Mais les adeptes de l’offre de Saipol sont aussi de grands acteurs économiques, Transdev et Keolis dans le transport de voyageurs, Vinci, Eiffage, Eurovia, et des tests sont en cours chez Colas, pour le BTP, Veolia, Suez, Paprec dans la déchetterie, et de nombreux transporteurs de marchandises comme Depaeuw et Pihen, et enfin Alençon et Lens pour les collectivités territoriales. A Alençon, les 7 bus hybrides de marque Volvo Bus qui sillonnent la ville roulent avec Oleo100 ou à l’électrique, ce qui permet de réduire l’émission de gaz à effet de serre d’au moins 60 %.

Le choix de toutes ces sociétés et collectivités enrichit leur démarche de responsabilité sociale et environnementale, sans grand investissement puisqu’Oleo100 ne nécessite qu’une modification de la carte électronique et un nettoyage du moteur pour le débarrasser des résidus dus au gazole. Si le prix de ce carburant est indexé sur celui du gazole, il coûte plus cher à produire, mais l’écart est compensé par une fiscalité plus réduite.

Cuves gratuites

En amont, Saipol s’est d’ailleurs lié aux grands fabricants de véhicules, Renault Trucks et Volvo Trucks, Man et Scania, soit 65 % de l’offre en France. Des modèles homologués au B100 sont disponibles, ainsi que des « retrofits » (modification mineure pour rendre le moteur compatible) pour les poids lourds déjà en circulation. Il existe aussi des modèles dits « B100 irréversibles », ne permettant qu’un usage exclusif du B100, qui bénéficient d’un suramortissement à l’achat du véhicule. Saipol met à disposition des cuves (de 20 000 ou 50 000 litres) gratuitement chez les clients utilisateurs, sur tout le territoire. 250 d’entre elles sont déjà connectées, pour un réapprovisionnement suivi. La production (française) et l’installation des cuves chez les clients représentent une soixantaine d’emplois indirects en France.
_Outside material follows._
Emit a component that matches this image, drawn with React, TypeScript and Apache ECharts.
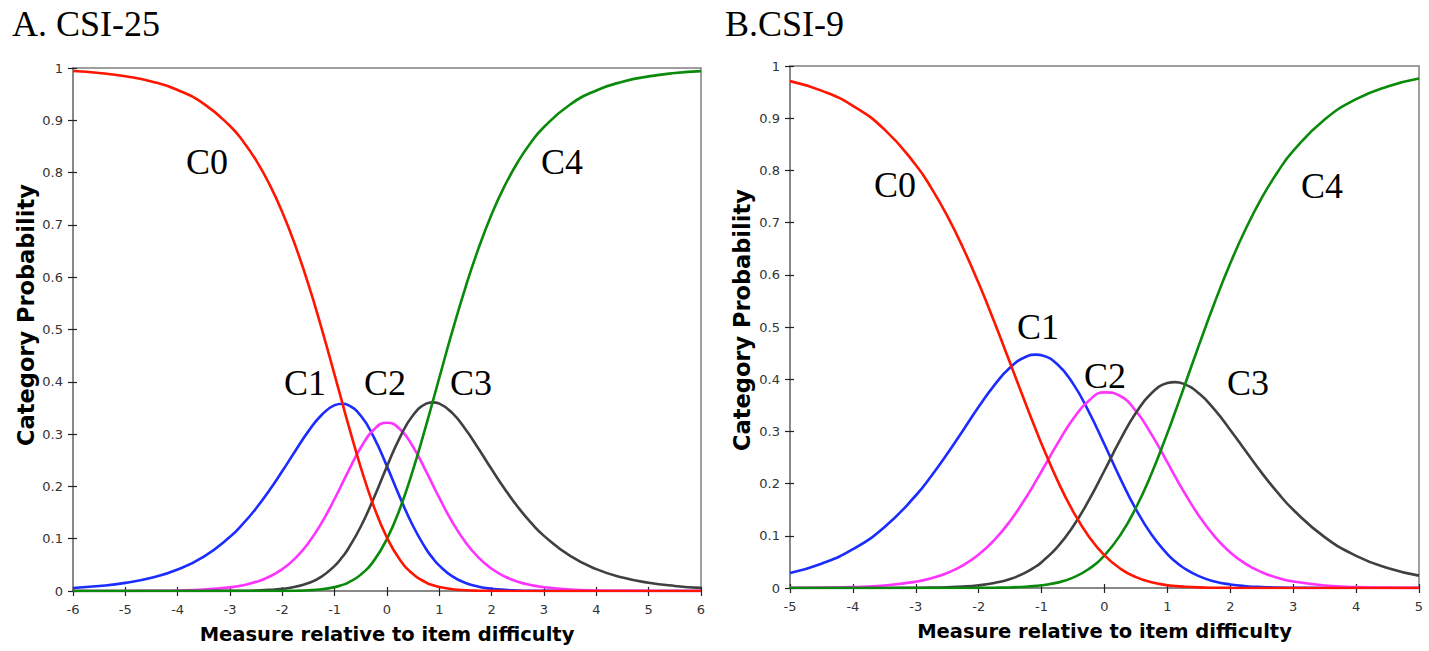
import React, { useEffect, useRef } from "react";
import * as echarts from "echarts";

// ---------- Panel A: CSI-25 ----------
const xsA = [-6, -5.5, -5, -4.5, -4, -3.5, -3, -2.75, -2.5, -2.25, -2, -1.75, -1.5, -1.25, -1, -0.85, -0.75, -0.5, -0.25, 0, 0.25, 0.5, 0.75, 0.87, 1, 1.25, 1.5, 1.75, 2, 2.25, 2.5, 2.75, 3, 3.5, 4, 4.5, 5, 5.5, 6];
const c0A = [0.9942, 0.9905, 0.9843, 0.9743, 0.9579, 0.9314, 0.8892, 0.8598, 0.8233, 0.7785, 0.7243, 0.66, 0.5856, 0.5022, 0.4128, 0.3581, 0.322, 0.2361, 0.1612, 0.1019, 0.0594, 0.0321, 0.0161, 0.0113, 0.0076, 0.0034, 0.0015, 0.0006, 0.0003, 0.0001, 0.0, 0, 0, 0, 0, 0, 0, 0, 0];
const c1A = [0.0058, 0.0095, 0.0155, 0.0253, 0.0411, 0.0658, 0.1036, 0.1286, 0.1581, 0.192, 0.2293, 0.2683, 0.3057, 0.3366, 0.3553, 0.3581, 0.3559, 0.335, 0.2937, 0.2383, 0.1785, 0.1238, 0.0799, 0.0633, 0.0485, 0.0279, 0.0154, 0.0082, 0.0043, 0.0022, 0.0011, 0.0005, 0.0003, 0.0001, 0, 0, 0, 0, 0];
const c2A = [0.0, 0.0001, 0.0001, 0.0004, 0.001, 0.0027, 0.007, 0.0111, 0.0175, 0.0273, 0.0419, 0.0629, 0.0921, 0.1302, 0.1764, 0.2066, 0.2269, 0.2743, 0.3088, 0.3217, 0.3094, 0.2754, 0.2283, 0.204, 0.1779, 0.1315, 0.0932, 0.0638, 0.0425, 0.0277, 0.0178, 0.0113, 0.0071, 0.0027, 0.001, 0.0004, 0.0001, 0.0001, 0.0];
const c3A = [0, 0, 0, 0, 0.0, 0.0001, 0.0003, 0.0005, 0.0011, 0.0021, 0.0042, 0.0081, 0.0152, 0.0276, 0.0481, 0.0654, 0.0794, 0.1233, 0.1782, 0.2383, 0.2943, 0.3364, 0.3581, 0.3607, 0.3582, 0.34, 0.3093, 0.2719, 0.2327, 0.195, 0.1607, 0.1308, 0.1054, 0.067, 0.0418, 0.0258, 0.0158, 0.0097, 0.0059];
const c4A = [0, 0, 0, 0, 0, 0, 0, 0, 0.0, 0.0001, 0.0002, 0.0006, 0.0014, 0.0033, 0.0074, 0.0117, 0.0157, 0.0313, 0.0581, 0.0998, 0.1583, 0.2324, 0.3176, 0.3607, 0.4079, 0.4972, 0.5807, 0.6555, 0.7203, 0.775, 0.8203, 0.8574, 0.8872, 0.9302, 0.9571, 0.9738, 0.984, 0.9903, 0.9941];

// ---------- Panel B: CSI-9 ----------
const xsB = [-5, -4.5, -4, -3.5, -3, -2.75, -2.5, -2.25, -2, -1.75, -1.5, -1.25, -1.08, -1, -0.75, -0.5, -0.25, 0, 0.25, 0.5, 0.75, 1, 1.12, 1.25, 1.5, 1.75, 2, 2.25, 2.5, 2.75, 3, 3.5, 4, 4.5, 5];
const c0B = [0.971, 0.9528, 0.9238, 0.8786, 0.8104, 0.7655, 0.7128, 0.6519, 0.5836, 0.5092, 0.4309, 0.3519, 0.2997, 0.2759, 0.2066, 0.1469, 0.0988, 0.0626, 0.0372, 0.0208, 0.0109, 0.0054, 0.0038, 0.0026, 0.0012, 0.0005, 0.0002, 0.0001, 0.0, 0, 0, 0, 0, 0, 0];
const c1B = [0.0287, 0.0465, 0.0743, 0.1165, 0.1772, 0.215, 0.257, 0.3019, 0.347, 0.3887, 0.4223, 0.4429, 0.4471, 0.4459, 0.4287, 0.3915, 0.338, 0.2749, 0.2101, 0.1508, 0.1018, 0.0649, 0.0513, 0.0393, 0.0227, 0.0126, 0.0068, 0.0035, 0.0018, 0.0009, 0.0005, 0.0001, 0.0, 0, 0];
const c2B = [0.0003, 0.0007, 0.0019, 0.0048, 0.012, 0.0187, 0.0288, 0.0434, 0.064, 0.0921, 0.1285, 0.173, 0.207, 0.2237, 0.2761, 0.3238, 0.3589, 0.3748, 0.3678, 0.339, 0.2938, 0.2405, 0.2143, 0.1868, 0.1386, 0.0988, 0.0682, 0.0459, 0.0302, 0.0195, 0.0124, 0.0049, 0.0019, 0.0007, 0.0003];
const c3B = [0, 0, 0.0, 0.0001, 0.0004, 0.0007, 0.0014, 0.0027, 0.0052, 0.0096, 0.0172, 0.0298, 0.0422, 0.0494, 0.0783, 0.1179, 0.1679, 0.2251, 0.2836, 0.3356, 0.3735, 0.3925, 0.3944, 0.3915, 0.3729, 0.3416, 0.3028, 0.2613, 0.2206, 0.1831, 0.1499, 0.0975, 0.0617, 0.0384, 0.0237];
const c4B = [0, 0, 0, 0, 0, 0, 0.0, 0.0001, 0.0002, 0.0005, 0.0011, 0.0024, 0.004, 0.0051, 0.0103, 0.0199, 0.0363, 0.0626, 0.1012, 0.1538, 0.2199, 0.2967, 0.3361, 0.3799, 0.4647, 0.5465, 0.622, 0.6892, 0.7473, 0.7965, 0.8372, 0.8975, 0.9364, 0.9609, 0.9761];

const categoryNames = ["C0", "C1", "C2", "C3", "C4"];
const colors = ["#ff1500", "#1a2cff", "#ff33ff", "#404040", "#0a8a0a"];
const panelTitles = ["A. CSI-25", "B.CSI-9"];
const xTitle = "Measure relative to item difficulty";
const yTitle = "Category Probability";

const AXIS_GREY = "#808080";
const LABEL_COLOR = "#333333";
const sansFont = "'DejaVu Sans', 'Liberation Sans', Arial, sans-serif";
const serifFont = "'Liberation Serif', 'Times New Roman', serif";

function pairs(xs: number[], ys: number[]) {
  return xs.map((x, i) => [x, ys[i]]);
}

function mainX(grid: number, min: number, max: number) {
  return {
    type: "value",
    gridIndex: grid,
    min,
    max,
    interval: 1,
    position: "bottom",
    axisLine: { show: true, onZero: false, lineStyle: { color: AXIS_GREY, width: 1.5 } },
    axisTick: { show: true, inside: false, length: 5, lineStyle: { color: "#222", width: 1.2 } },
    axisLabel: { margin: 12, fontSize: 13, color: LABEL_COLOR, fontFamily: sansFont },
    splitLine: { show: false },
    name: xTitle,
    nameLocation: "middle",
    nameGap: 33,
    nameTextStyle: { fontFamily: sansFont, fontWeight: "bold", fontSize: 19.5, color: "#000" },
  };
}
function innerX(grid: number, min: number, max: number) {
  return {
    type: "value",
    gridIndex: grid,
    min,
    max,
    interval: 1,
    position: "bottom",
    axisLine: { show: false, onZero: false },
    axisTick: { show: true, inside: true, length: 4, lineStyle: { color: "#222", width: 1.2 } },
    axisLabel: { show: false },
    splitLine: { show: false },
  };
}
function mainY(grid: number) {
  return {
    type: "value",
    gridIndex: grid,
    min: 0,
    max: 1,
    interval: 0.1,
    position: "left",
    axisLine: { show: true, onZero: false, lineStyle: { color: AXIS_GREY, width: 1.5 } },
    axisTick: { show: true, inside: false, length: 5, lineStyle: { color: "#222", width: 1.2 } },
    axisLabel: { margin: 10, fontSize: 13, color: LABEL_COLOR, fontFamily: sansFont },
    splitLine: { show: false },
  };
}
function innerY(grid: number) {
  return {
    type: "value",
    gridIndex: grid,
    min: 0,
    max: 1,
    interval: 0.1,
    position: "left",
    axisLine: { show: false, onZero: false },
    axisTick: { show: true, inside: true, length: 4, lineStyle: { color: "#222", width: 1.2 } },
    axisLabel: { show: false },
    splitLine: { show: false },
  };
}

function seriesFor(xs: number[], sets: number[][], axisIdx: number) {
  const order = [1, 2, 3, 4, 0];
  return order.map((k) => ({
    type: "line",
    name: categoryNames[k] + (axisIdx === 0 ? "A" : "B"),
    xAxisIndex: axisIdx,
    yAxisIndex: axisIdx,
    data: pairs(xs, sets[k]),
    smooth: 0.5,
    showSymbol: false,
    symbol: "none",
    lineStyle: { color: colors[k], width: 2.6 },
    itemStyle: { color: colors[k] },
    z: 3,
  }));
}

// label positions (annotations)
const labelPosA = [[207, 162], [305, 383], [385, 383], [471, 383], [562, 162]];
const labelPosB = [[895, 185], [1038, 327], [1105, 376], [1248, 383], [1322, 186]];
const yTitlePos = [[26, 315], [742, 320]];

function labelGraphics() {
  const out: any[] = [];
  [labelPosA, labelPosB].forEach((pos) => {
    pos.forEach((p, k) => {
      out.push({
        type: "text",
        x: p[0],
        y: p[1],
        z: 10,
        style: {
          text: categoryNames[k],
          fontFamily: serifFont,
          fontSize: 36,
          fill: "#000",
          textAlign: "center",
          textVerticalAlign: "middle",
        },
      });
    });
  });
  yTitlePos.forEach((p) => {
    out.push({
      type: "text",
      x: p[0],
      y: p[1],
      rotation: Math.PI / 2,
      style: {
        text: yTitle,
        fontFamily: sansFont,
        fontWeight: "bold",
        fontSize: 22.5,
        fill: "#000",
        textAlign: "center",
        textVerticalAlign: "middle",
      },
    });
  });
  out.push({
    type: "text",
    x: 12,
    y: 24,
    style: { text: panelTitles[0], fontFamily: serifFont, fontSize: 36, fill: "#000", textAlign: "left", textVerticalAlign: "middle" },
  });
  out.push({
    type: "text",
    x: 725,
    y: 24,
    style: { text: panelTitles[1], fontFamily: serifFont, fontSize: 36, fill: "#000", textAlign: "left", textVerticalAlign: "middle" },
  });
  return out;
}

export default function App() {
  const ref = useRef<HTMLDivElement>(null);
  useEffect(() => {
    const chart = echarts.init(ref.current!, null, { renderer: "svg" });
    const option: any = {
      animation: false,
      backgroundColor: "#fff",
      grid: [
        { left: 73, top: 68, width: 628, height: 523, show: true, borderColor: AXIS_GREY, borderWidth: 1.5, backgroundColor: "transparent" },
        { left: 790, top: 66, width: 629, height: 522, show: true, borderColor: AXIS_GREY, borderWidth: 1.5, backgroundColor: "transparent" },
      ],
      xAxis: [mainX(0, -6, 6), innerX(0, -6, 6), mainX(1, -5, 5), innerX(1, -5, 5)],
      yAxis: [mainY(0), innerY(0), mainY(1), innerY(1)],
      series: [
        ...seriesFor(xsA, [c0A, c1A, c2A, c3A, c4A], 0),
        ...seriesFor(xsB, [c0B, c1B, c2B, c3B, c4B], 2),
      ],
      graphic: labelGraphics(),
    };
    chart.setOption(option);
    return () => chart.dispose();
  }, []);
  return (
    <div
      ref={ref}
      style={{ position: "fixed", left: 0, top: 0, width: 1429, height: 651, background: "#fff" }}
    />
  );
}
Primes pour les agriculteurs

Enfin, pour les agriculteurs cultivant du colza pour Saipol, des primes leur sont accordées : 25 € par tonne en moyenne, et jusqu’à 40 € à ceux qui s’engagent dans une démarche écologique, dans le cadre d’une plateforme de rachat de graines nommée Oleoze (Oleo Zéro Emission). Celle-ci prévoit de rémunérer les pratiques agricoles vertueuses – réduction des intrants, semis à faible profondeur par exemple – afin d’assurer une meilleure captation du CO2. 80 000 tonnes ont bénéficié de cette prime, la boucle est ainsi bouclée. Mais le modèle économique ne vaudra que si les agriculteurs de colza augmentent les surfaces en production. Elles sont en baisse depuis trois ans. Avec les cours actuels très élevés, et les nouveaux débouchés comme Oleo100, les producteurs devraient être incités à semer plus pour la récolte 2022, alors que celle de 2021 sera très faible.